Japanese Forest Grass
Japanese Forest Grass is the only great ornamental grass for SHADE - a slow, elegant cascade of bamboo-like leaves that pours over walls, pots and path edges like green (or gold) water.
๐๏ธ Last reviewed: July 2026
Overview
Japanese Forest Grass is the only great ornamental grass for SHADE - a slow, elegant cascade of bamboo-like leaves that pours over walls, pots and path edges like green (or gold) water. Where every other grass demands sun, hakone grass turns the dark side of the garden into its stage. (Hakonechloa macra.)
Origin & Natural Habitat
Moist mountain forests around Mount Hakone, Japan, growing on shaded rocky slopes. Hardy zones 5-9. The gold form 'Aureola' is among the most awarded perennials ever.
Appearance
A gracefully mounding cascade 25-45 cm tall, spreading slowly to 60+ cm; leaves all sweep one direction like combed hair. 'Aureola' is gold-striped, 'All Gold' pure chartreuse, the species deep green; all blush pink-bronze in autumn.
Why People Grow It - Qualities & Benefits
- The premier grass for shade - genuinely rare trait
- Liquid, flowing habit no other plant imitates
- Gold forms light up dark corners like lamps
- Slow, polite, never invasive
Care
Light: Morning sun or bright shade is ideal; deep shade thins gold to lime (still lovely); hot afternoon sun scorches.
Water: Consistent moisture - this is a woodlander, not a prairie plant; mulch and don't let it bake dry.
Soil: Rich, humusy, moist but drained - treat it like a hosta, not like a fescue.
Temperature & Hardiness: Zones 5-9; fully hardy, dying to the ground each winter.
Feeding: Spring compost or a light balanced feed - one of the few grasses that appreciates it.
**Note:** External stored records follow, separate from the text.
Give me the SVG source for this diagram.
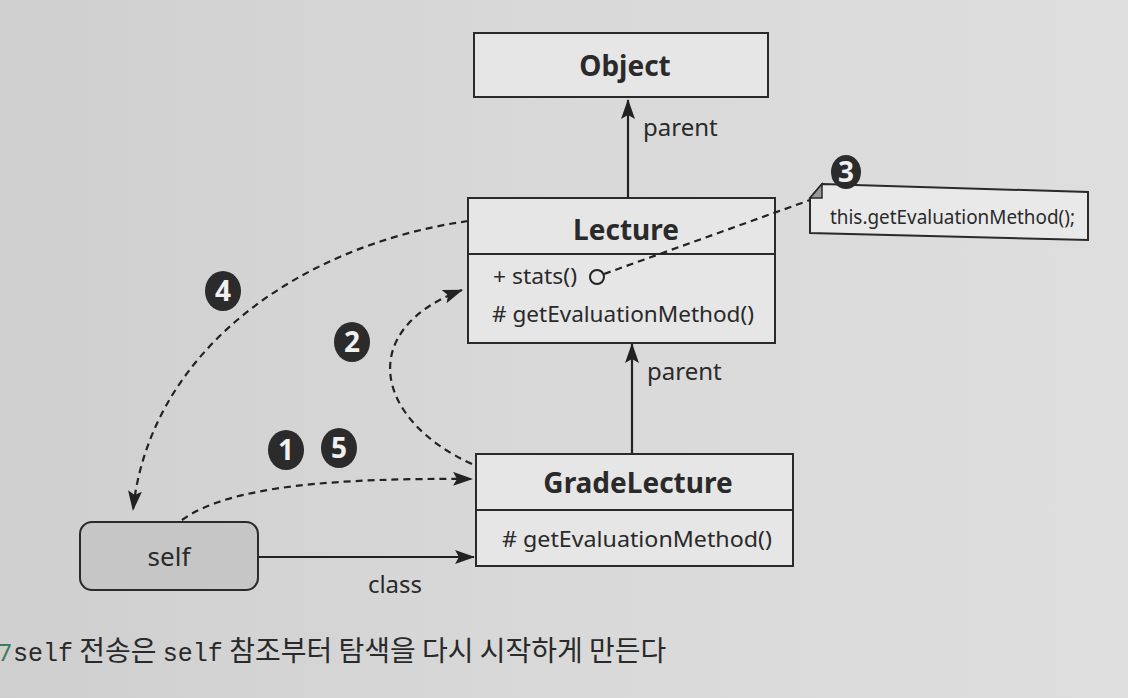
<svg xmlns="http://www.w3.org/2000/svg" width="1128" height="698" viewBox="0 0 1128 698">
<defs>
<linearGradient id="bg" x1="0" y1="0" x2="1" y2="0">
<stop offset="0" stop-color="#cfcfcf"/>
<stop offset="0.5" stop-color="#d9d9d9"/>
<stop offset="1" stop-color="#dedede"/>
</linearGradient>
<marker id="ahs" viewBox="0 0 20 14" refX="19" refY="7" markerWidth="20" markerHeight="14" markerUnits="userSpaceOnUse" orient="auto">
<path d="M0,0 L20,7 L0,14 L4,7 Z" fill="#222"/>
</marker>
</defs>
<style>
.box{fill:#e6e6e6;stroke:#2a2a2a;stroke-width:2}
.t{font-family:"Noto Sans","Liberation Sans",sans-serif;fill:#2a2a2a}
.b{font-weight:bold;font-size:28px}
.m{font-size:21px}
.lbl{font-size:24px}
.dash{fill:none;stroke:#222;stroke-width:2.2;stroke-dasharray:7 5}
.solid{fill:none;stroke:#222;stroke-width:2.2}
.num{fill:#2b2b2b}
.numt{font-family:"Noto Sans","Liberation Sans",sans-serif;font-weight:bold;font-size:28px;fill:#f0f0f0}
</style>
<rect width="1128" height="698" fill="url(#bg)"/>

<g id="connectors">
<line class="solid" x1="628" y1="198" x2="628" y2="100" marker-end="url(#ahs)"/>
<line class="solid" x1="632" y1="454" x2="632" y2="344" marker-end="url(#ahs)"/>
<line class="solid" x1="258" y1="557" x2="474" y2="557" marker-end="url(#ahs)"/>
<path class="dash" d="M468,221 C300,245 150,350 133,510" marker-end="url(#ahs)"/>
<path class="dash" d="M472,464 C375,420 355,330 462,290" marker-end="url(#ahs)"/>
<path class="dash" d="M182,520 C230,485 340,478 472,479" marker-end="url(#ahs)"/>
</g>

<g id="Object">
<rect class="box" x="474" y="33" width="294" height="64"/>
<text class="t b" x="625" y="76" text-anchor="middle">Object</text>
</g>
<text class="t lbl" x="643" y="136">parent</text>

<g id="Lecture">
<rect class="box" x="468" y="198" width="307" height="145"/>
<line class="box" x1="468" y1="254" x2="775" y2="254"/>
<text class="t b" x="626" y="240" text-anchor="middle">Lecture</text>
<text class="t m" x="493" y="284" textLength="84" lengthAdjust="spacingAndGlyphs">+ stats()</text>
<circle cx="597" cy="277" r="7" fill="none" stroke="#222" stroke-width="2"/>
<text class="t m" x="492" y="322" textLength="262" lengthAdjust="spacingAndGlyphs"># getEvaluationMethod()</text>
</g>
<text class="t lbl" x="647" y="380">parent</text>

<g id="GradeLecture">
<rect class="box" x="476" y="454" width="317" height="112"/>
<line class="box" x1="476" y1="510" x2="793" y2="510"/>
<text class="t b" x="638" y="493" text-anchor="middle">GradeLecture</text>
<text class="t m" x="502" y="547" textLength="270" lengthAdjust="spacingAndGlyphs"># getEvaluationMethod()</text>
</g>

<g id="self">
<rect x="80" y="522" width="178" height="68" rx="12" fill="#c6c6c6" stroke="#2a2a2a" stroke-width="2"/>
<text class="t" x="169" y="566" text-anchor="middle" font-size="26">self</text>
</g>
<text class="t lbl" x="395" y="593" text-anchor="middle">class</text>

<g id="note">
<path d="M822,184 L1088,192 L1088,240 L810,233 L810,198 Z" fill="#e9e9e9" stroke="#2a2a2a" stroke-width="2"/>
<path d="M822,184 L810,198 L822,198 Z" fill="#9a9a9a" stroke="#2a2a2a" stroke-width="1.5"/>
<text class="t" x="830" y="224" font-size="19" textLength="245" lengthAdjust="spacingAndGlyphs">this.getEvaluationMethod();</text>
</g>

<g id="note-link">
<path class="dash" d="M604,274 L810,200"/>
</g>

<g id="badges">
<ellipse class="num" cx="846" cy="172" rx="15" ry="17"/><text class="numt" x="846" y="182" text-anchor="middle" font-size="26">3</text>
<ellipse class="num" cx="223" cy="291" rx="18" ry="20"/><text class="numt" x="223" y="301" text-anchor="middle">4</text>
<ellipse class="num" cx="352" cy="342" rx="18" ry="20"/><text class="numt" x="352" y="352" text-anchor="middle">2</text>
<ellipse class="num" cx="286" cy="450" rx="18" ry="20"/><text class="numt" x="286" y="460" text-anchor="middle">1</text>
<ellipse class="num" cx="339" cy="448" rx="18" ry="20"/><text class="numt" x="339" y="458" text-anchor="middle">5</text>
</g>

<g id="caption">
<text x="-2" y="661" font-family="'Noto Sans','Liberation Sans',sans-serif" font-size="24" fill="#3f7a5a">7</text>
<text x="13" y="661" font-size="28" fill="#2a2a2a"><tspan font-family="'Liberation Mono',monospace" font-size="25">self</tspan><tspan font-family="'Noto Sans CJK KR',sans-serif"> 전송은 </tspan><tspan font-family="'Liberation Mono',monospace" font-size="25">self</tspan><tspan font-family="'Noto Sans CJK KR',sans-serif"> 참조부터 탐색을 다시 시작하게 만든다</tspan></text>
</g>
</svg>
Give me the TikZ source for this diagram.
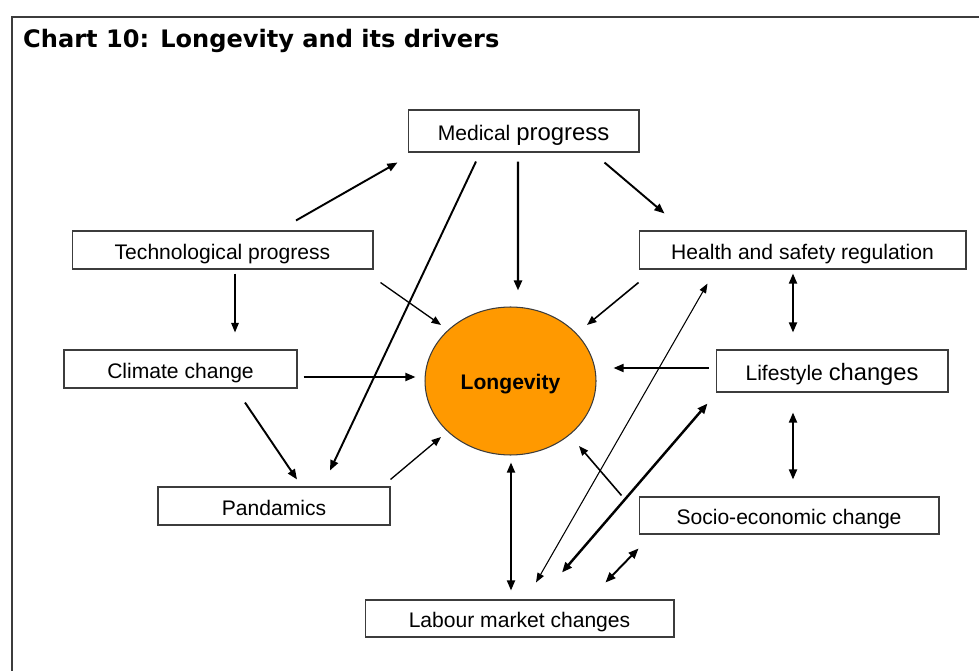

Maintenance: Cut old foliage away in late winter. Then wait: hakone is famously slow to establish - 'sleep, creep, leap' over three years. Superb in containers, where it earns its price fastest.
Planting & Propagation
Division in spring - the shallow rhizome mat lifts and splits easily (the one easy thing about it). Slow from division to display; patience is the currency.
Common Problems & Pests
- Scorch in hot afternoon sun or drought
- Slowness mistaken for failure in years 1-2
- Practically pest-free otherwise - deer included
Toxicity & Safety
Non-toxic to dogs and cats - safe for shaded pet gardens.
Pros & Cons
Pros
- Thrives where grasses can't
- Unmatched flowing elegance
- Brilliant container plant
- Deer-proof, disease-free
Cons
- Slow and initially expensive
- Needs real moisture
- Full hot sun is off the table
Best Suited For
- Shaded borders with hostas and ferns
- Cascading over walls and steps
- Japanese-style and courtyard gardens
- Premium containers in shade
FAQ
Why is my gold hakone turning green-lime?
Too much shade - the gold saturates with a few hours of gentle morning sun. Full deep shade keeps it chartreuse-lime; scorched white-brown means too MUCH sun.
It's barely grown in a year - is it failing?
No - hakone's first two seasons happen underground. Year three is the leap; container culture shows results faster.
Can I grow it in full sun?
In cool northern climates with steady moisture, 'All Gold' can - elsewhere afternoon sun burns it. Shade is the assignment.